После перестройки, когда стали доступны архивы, не все героические подвиги объявленных героев были полностью подтверждены и многие оказались преувеличенными. Но если даже малая часть была правдой — честь им и хвала! И Царствие Небесное всем погибшим!
Наверно, прав был один польский юморист: «Если из истории убрать всю ложь, то это не значит, что в истории останется одна правда, скорей всего, от истории ничего не останется».
Во время оккупации и войны мы столкнулись с таким количеством предательства, подлости, доносительства, крохоборства и в то же время героизма, высокой нравственности, что пусть будущее поколение во всем разберется трезво и объективно.

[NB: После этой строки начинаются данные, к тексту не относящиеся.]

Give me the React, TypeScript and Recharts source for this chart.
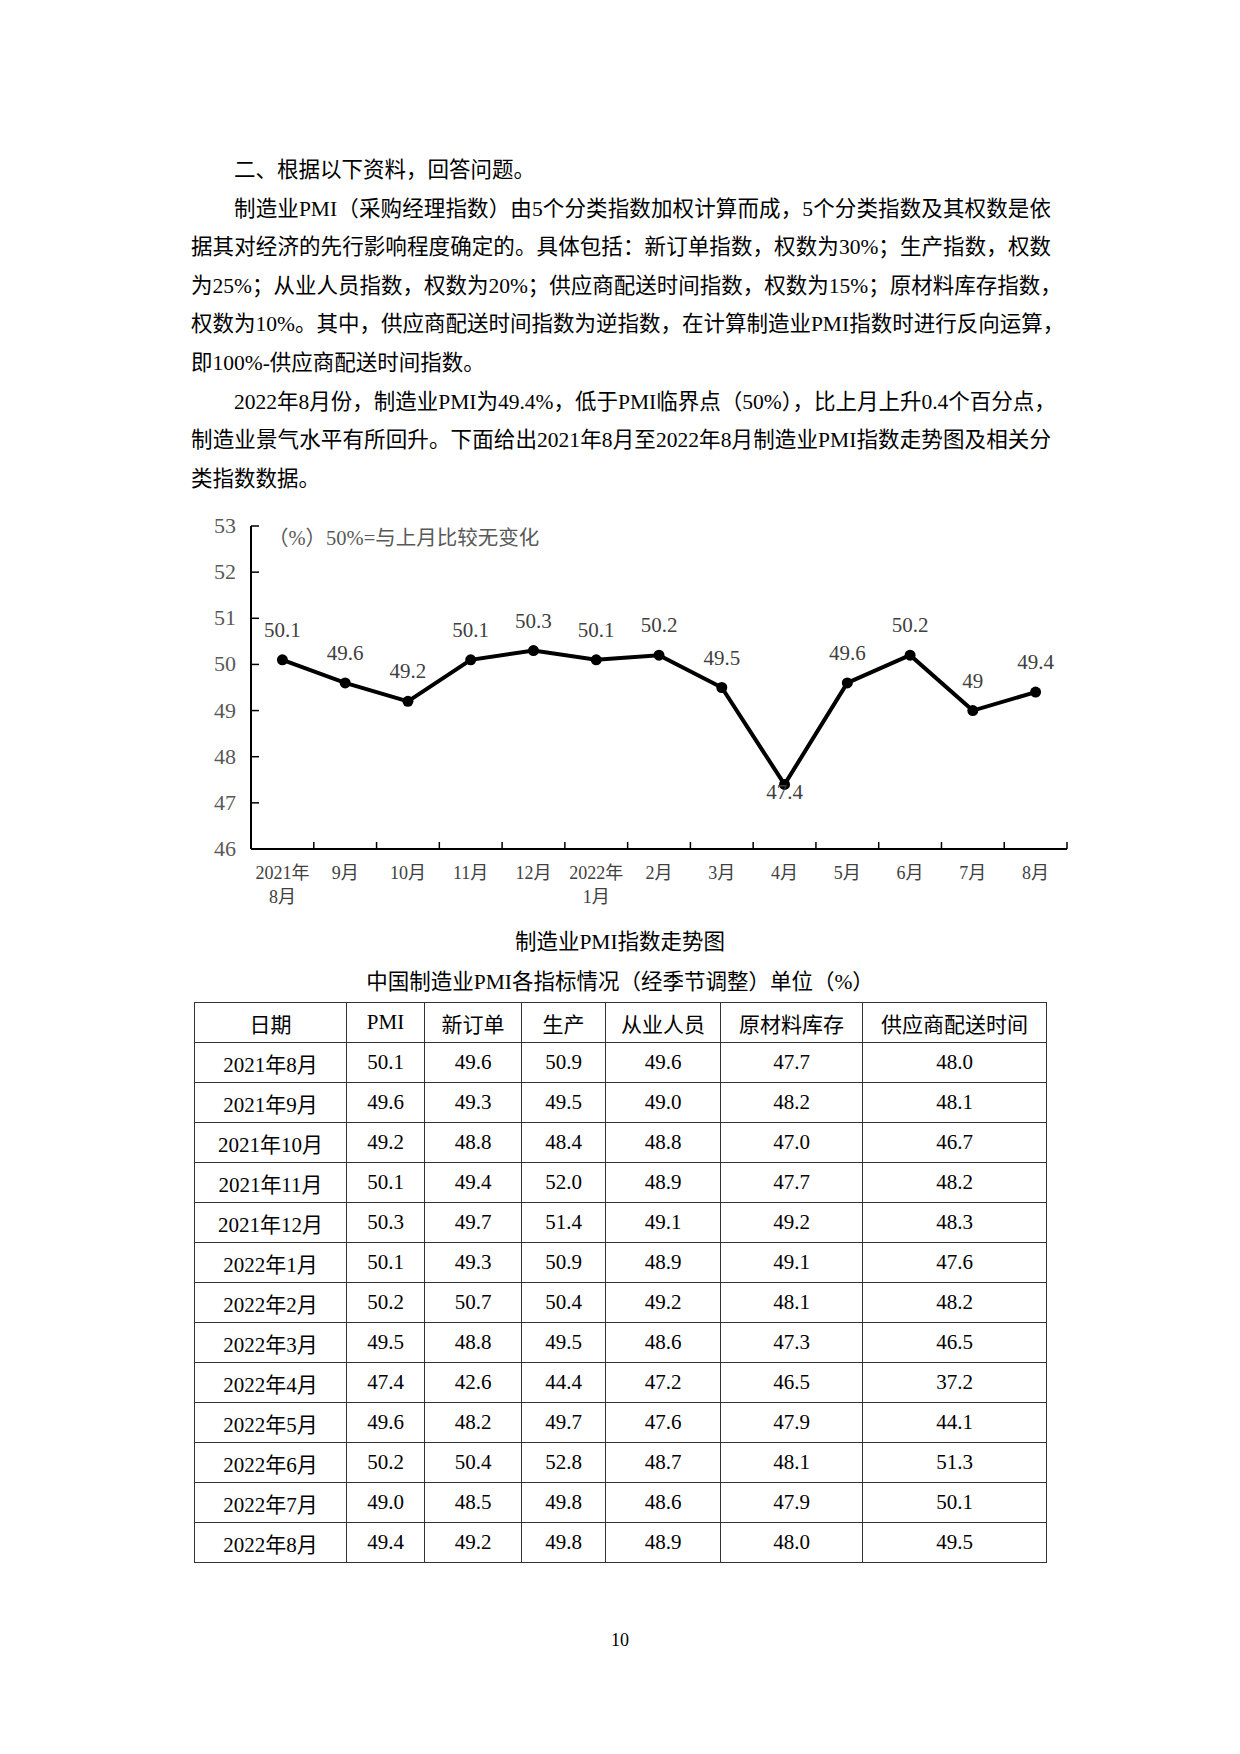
import React from "react"
import { LineChart, Line, XAxis, YAxis } from "recharts"

// chart data
const months = ["2021年\n8月", "9月", "10月", "11月", "12月", "2022年\n1月", "2月", "3月", "4月", "5月", "6月", "7月", "8月"]
const pmiValues = [50.1, 49.6, 49.2, 50.1, 50.3, 50.1, 50.2, 49.5, 47.4, 49.6, 50.2, 49.0, 49.4]
const yTicks = [46, 47, 48, 49, 50, 51, 52, 53]

// table data
const headers = ["日期", "PMI", "新订单", "生产", "从业人员", "原材料库存", "供应商配送时间"]
const dates = ["2021年8月", "2021年9月", "2021年10月", "2021年11月", "2021年12月", "2022年1月", "2022年2月", "2022年3月", "2022年4月", "2022年5月", "2022年6月", "2022年7月", "2022年8月"]
const newOrders = [49.6, 49.3, 48.8, 49.4, 49.7, 49.3, 50.7, 48.8, 42.6, 48.2, 50.4, 48.5, 49.2]
const production = [50.9, 49.5, 48.4, 52.0, 51.4, 50.9, 50.4, 49.5, 44.4, 49.7, 52.8, 49.8, 49.8]
const employment = [49.6, 49.0, 48.8, 48.9, 49.1, 48.9, 49.2, 48.6, 47.2, 47.6, 48.7, 48.6, 48.9]
const rawInventory = [47.7, 48.2, 47.0, 47.7, 49.2, 49.1, 48.1, 47.3, 46.5, 47.9, 48.1, 47.9, 48.0]
const supplierDelivery = [48.0, 48.1, 46.7, 48.2, 48.3, 47.6, 48.2, 46.5, 37.2, 44.1, 51.3, 50.1, 49.5]

const paragraphs = [
  ["二、根据以下资料，回答问题。"],
  [
    "制造业PMI（采购经理指数）由5个分类指数加权计算而成，5个分类指数及其权数是依",
    "据其对经济的先行影响程度确定的。具体包括：新订单指数，权数为30%；生产指数，权数",
    "为25%；从业人员指数，权数为20%；供应商配送时间指数，权数为15%；原材料库存指数，",
    "权数为10%。其中，供应商配送时间指数为逆指数，在计算制造业PMI指数时进行反向运算，",
    "即100%-供应商配送时间指数。",
  ],
  [
    "2022年8月份，制造业PMI为49.4%，低于PMI临界点（50%），比上月上升0.4个百分点，",
    "制造业景气水平有所回升。下面给出2021年8月至2022年8月制造业PMI指数走势图及相关分",
    "类指数数据。",
  ],
]

const chartData = months.map((m, i) => ({ month: m, pmi: pmiValues[i] }))
const colWidths = [152, 78, 97, 84, 115, 142, 184]

const FONT = "'Liberation Serif', 'Times New Roman', 'Noto Sans CJK SC', serif"
const HALF_BAND = 31.4

const XTick = (props: any) => {
  const { x, y, payload } = props
  const lines = String(payload.value).split("\n")
  return (
    <g>
      <line x1={x + HALF_BAND} x2={x + HALF_BAND} y1={y} y2={y - 7} stroke="#000" strokeWidth={1.5} />
      {lines.map((t, i) => (
        <text key={i} x={x} y={y + 30 + i * 24} textAnchor="middle" fill="#404040" style={{ fontFamily: FONT, fontSize: 18 }}>
          {t}
        </text>
      ))}
    </g>
  )
}

const YTick = (props: any) => {
  const { x, y, payload } = props
  return (
    <g>
      <line x1={x} x2={x + 8} y1={y} y2={y} stroke="#000" strokeWidth={1.5} />
      <text x={x - 15} y={y + 7} textAnchor="end" fill="#595959" style={{ fontFamily: FONT, fontSize: 22 }}>
        {payload.value}
      </text>
    </g>
  )
}

const renderLabel = (props: any) => {
  const { x, y, value, index } = props
  // the April low sits its label just under the dot
  const ty = index === 8 ? y + 15 : y - 23
  return (
    <text x={x} y={ty} textAnchor="middle" fill="#404040" style={{ fontFamily: FONT, fontSize: 21 }}>
      {value}
    </text>
  )
}

export default function App() {
  return (
    <div style={{ position: "absolute", left: 0, top: 0, width: 1240, height: 1754, background: "#fff", fontFamily: FONT, color: "#000" }}>
      <div style={{ position: "absolute", left: 191, top: 151, width: 860, fontSize: 21.5, lineHeight: "38.6px" }}>
        {paragraphs.map((p, pi) =>
          p.map((line, li) => {
            const last = li === p.length - 1
            return (
              <div
                key={pi + "-" + li}
                style={{
                  height: 38.6,
                  paddingLeft: li === 0 ? 43 : 0,
                  textAlign: "justify",
                  textAlignLast: last ? "left" : "justify",
                  whiteSpace: "nowrap",
                }}
              >
                {line}
              </div>
            )
          })
        )}
      </div>

      <div style={{ position: "absolute", left: 150, top: 500, width: 950, height: 420 }}>
        <LineChart width={950} height={420} data={chartData} margin={{ top: 26, right: 33, bottom: 11, left: 0 }}>
          <XAxis
            dataKey="month"
            interval={0}
            padding={{ left: HALF_BAND, right: HALF_BAND }}
            height={60}
            tickSize={0}
            tickMargin={0}
            tickLine={false}
            axisLine={{ stroke: "#000", strokeWidth: 2 }}
            tick={<XTick />}
          />
          <YAxis
            domain={[46, 53]}
            ticks={yTicks}
            interval={0}
            width={101}
            tickSize={0}
            tickMargin={0}
            tickLine={false}
            axisLine={{ stroke: "#000", strokeWidth: 2 }}
            tick={<YTick />}
          />
          <Line
            type="linear"
            dataKey="pmi"
            stroke="#000"
            strokeWidth={4}
            dot={{ r: 5.5, fill: "#000", stroke: "#000", strokeWidth: 0 }}
            activeDot={false}
            label={renderLabel}
            isAnimationActive={false}
          />
        </LineChart>
      </div>

      <div style={{ position: "absolute", left: 268, top: 526, fontSize: 20.5, lineHeight: "24px", color: "#595959", whiteSpace: "nowrap" }}>
        （%）50%=与上月比较无变化
      </div>

      <div style={{ position: "absolute", left: 0, width: 1240, top: 927, textAlign: "center", fontSize: 21.5, lineHeight: "30px" }}>
        制造业PMI指数走势图
      </div>
      <div style={{ position: "absolute", left: 0, width: 1240, top: 967, textAlign: "center", fontSize: 21.5, lineHeight: "30px" }}>
        中国制造业PMI各指标情况（经季节调整）单位（%）
      </div>

      <table
        style={{
          position: "absolute",
          left: 194,
          top: 1002,
          borderCollapse: "collapse",
          tableLayout: "fixed",
          fontSize: 21,
          fontFamily: FONT,
        }}
      >
        <colgroup>
          {colWidths.map((w, i) => (
            <col key={i} style={{ width: w }} />
          ))}
        </colgroup>
        <tbody>
          <tr>
            {headers.map((h) => (
              <td key={h} style={{ border: "1.5px solid #333", height: 39, padding: 0, textAlign: "center" }}>
                {h}
              </td>
            ))}
          </tr>
          {dates.map((d, i) => (
            <tr key={d}>
              {[d, pmiValues[i].toFixed(1), newOrders[i].toFixed(1), production[i].toFixed(1), employment[i].toFixed(1), rawInventory[i].toFixed(1), supplierDelivery[i].toFixed(1)].map((c, j) => (
                <td key={j} style={{ border: "1.5px solid #333", height: 39, padding: 0, textAlign: "center" }}>
                  {c}
                </td>
              ))}
            </tr>
          ))}
        </tbody>
      </table>

      <div style={{ position: "absolute", left: 0, width: 1240, top: 1628, textAlign: "center", fontSize: 18, lineHeight: "24px" }}>
        10
      </div>
    </div>
  )
}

Непростительно только то, что руководители — партийные, советские и комсомольские, которые были обязаны заботиться о населении, бросали людей на произвол судьбы, на страдания, голод, муки, смерть. А некоторые из них, оставшись по нерасторопности в оккупации, иногда шли на сотрудничество с оккупантами. Так, недавно прочитал в «Совершенно секретно», как часть комсомольского актива, не успевшая эвакуироваться из Новороссийска, стала сотрудничать с оккупантами. Из таких прихвостней образовалась «молодая гвардия наоборот»: они развлекали немецких солдат без какой-либо подпольной деятельности. Они организовали какой-то ансамбль, который ездил по немецким частям с выступлениями. Но Бог метит шельму: кончилось тем, что всю группу где-то накрыл залп «катюши».
Налеты наших самолетов участились. По ночам были слышны за Кубанью взрывы, пулеметные очереди, светящиеся полосы ракет «катюши» проносились над городом. Немецкие автомобили с солдатами, бронемашины и обозы с продовольствием поспешно уходили в сторону Крымска. Всем было ясно: в город скоро вступит Красная армия.